Wednesday, June 25, 2014

Familiar Yet Strange

Flashback to the summer of 1988: I finished my four years of college but I hadn't amassed enough valid credits to graduate. I returned home to Brooklyn and started working at a temp agency in the City. Meanwhile, my sister was working at a traffic engineering consulting firm and she asked if I wanted to make some extra money interviewing passengers for a survey whilst waiting for their flights at Newark International Airport (now Newark Liberty International Airport). Who can't use an extra couple of bucks? So I said, "Sure."

My friend and I were assigned to Terminal A and most of the flights there were on Piedmont Airlines. We had a blast meeting new people and feeling like we were doing something special, and indeed we were. The survey answers were recorded on a Radio Shack TRS 80 Model 100, the first "laptop" I ever used. We thought it was so cool with its eight lines of LCD text.

Now it's 26 years later. I haven't flown through EWR in many years, and I don't think I've been back to Terminal A since my days as a survey taker but some things never change. Here I am and it's still hot, it's still noisy, and it's still full of travellers waiting for their (delayed) flights.

Something else that hasn't changed is that I'm still using a computer while I'm waiting, but it's not a laptop or even a tablet ... it's my smartphone and who knows how much more powerful it is than that early portable personal computer I used so many years ago.

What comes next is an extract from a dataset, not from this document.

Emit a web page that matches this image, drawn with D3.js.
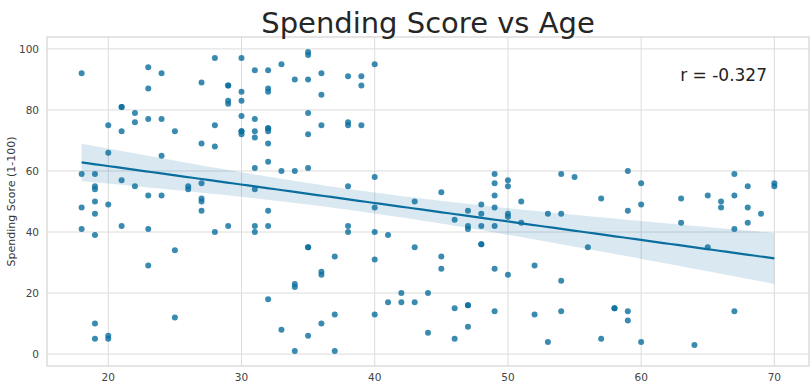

All of this seems so familiar, yet strange at the same time. So here's to Val, Art, and Jerry, who helped make some great memories during that assignment.

Thursday, March 27, 2014

How Times Have Changed

I'm sitting in one of my classes while pursuing an MA in Bioethics today and it suddenly struck me how things have changed so rapidly in the last 30 years. The main object of my wonder has to do with the technology we use and how incessantly connected we all are (and yes, I'm writing this while listening to the prof with one ear).

I was recently reminded by a high school classmate that we graduated 30 years ago. At that time, my high school was considered very progressive because we had classrooms full of Apple II+ and IBM PC computers. We were learning to write our own programs in BASIC and Pascal, but only a few classes had the privilege of using these machines as my sister--one year ahead of me in school--had to learn programming in FORTRAN using card readers.

Even when I entered into university and I started learning Ada, nothing had changed much as I still had to go to the computer lab, hope that there was a terminal available, make my adjustments to my code, and wait for the output to be printed.

My, how times have changed. In my current classroom, of the 18 students and the professor present, 17 of us have our laptops open and multitasking (some shopping, some on Facebook, one writing a blog, some taking notes). And considering most of us have smartphones (I know this to be true because most of us have them on the desks next to our laptops or plugged into an outlet being charged), we actually have two computers on each of us.

Surprisingly enough, the prof, because he's having a bad time with technology today, just mentioned how the university had only one computer when he was a student here 40 some odd years ago.

My, how times have changed.

Wednesday, January 15, 2014

Feeling Old Thanks to LinkedIn

Well, it's not really LinkedIn's fault, but I'll blame it anyway. I just connected via LinkedIn to a colleague who works at a subsidiary company of my employer. We've communicated often before this, but last night was the first time I found out any of her personal history because I read her bio and background.

Why does this make me feel old? Because both of us are alumni of Boston University, except she graduated 19 years after I did. Actually, going by the year I would have graduated if laziness and apathy hadn't got a hold of me so many years ago, the difference becomes 21 years.

I don't know why this fact surprises me. After all, BU graduates thousands of students every year and since I hope to live a long life, it's reasonable that I'd eventually cross paths with other alumni. I guess there's a part of me that doesn't want to let go of the past because memories of friends (only one or two that I actually have any contact with anymore), places, and events are still so vivid that it seems like it was just yesterday that I roamed the streets of Boston and surrounding environs as a student/roadie/copy machine operator extraordinaire.

This is the point where my wife usually reminds me that it's been so long ago, what's the big deal where I went to college? Don't get me wrong, I'm not fanatical about remembering my alma mater and even though I try to keep connected by catching an occasional BU ice hockey game on TV or keeping up-to-date with the Beanpot every year, I haven't gone back for homecoming, campus visits, or written to the alumni magazine.

But there is a part of me that is proud to have graduated from BU. There is a part of me that remembers what it was like to be on my own for the first time in my life. And there is a part of me that remembers the mistakes, arrogance, and regrets of a young teenager set loose in a new city. Those were my salad days, indeed.

So, thanks a lot LinkedIn, I feel young today.

Go Terriers!

Updated 15 January 2013 at 12:46 p.m.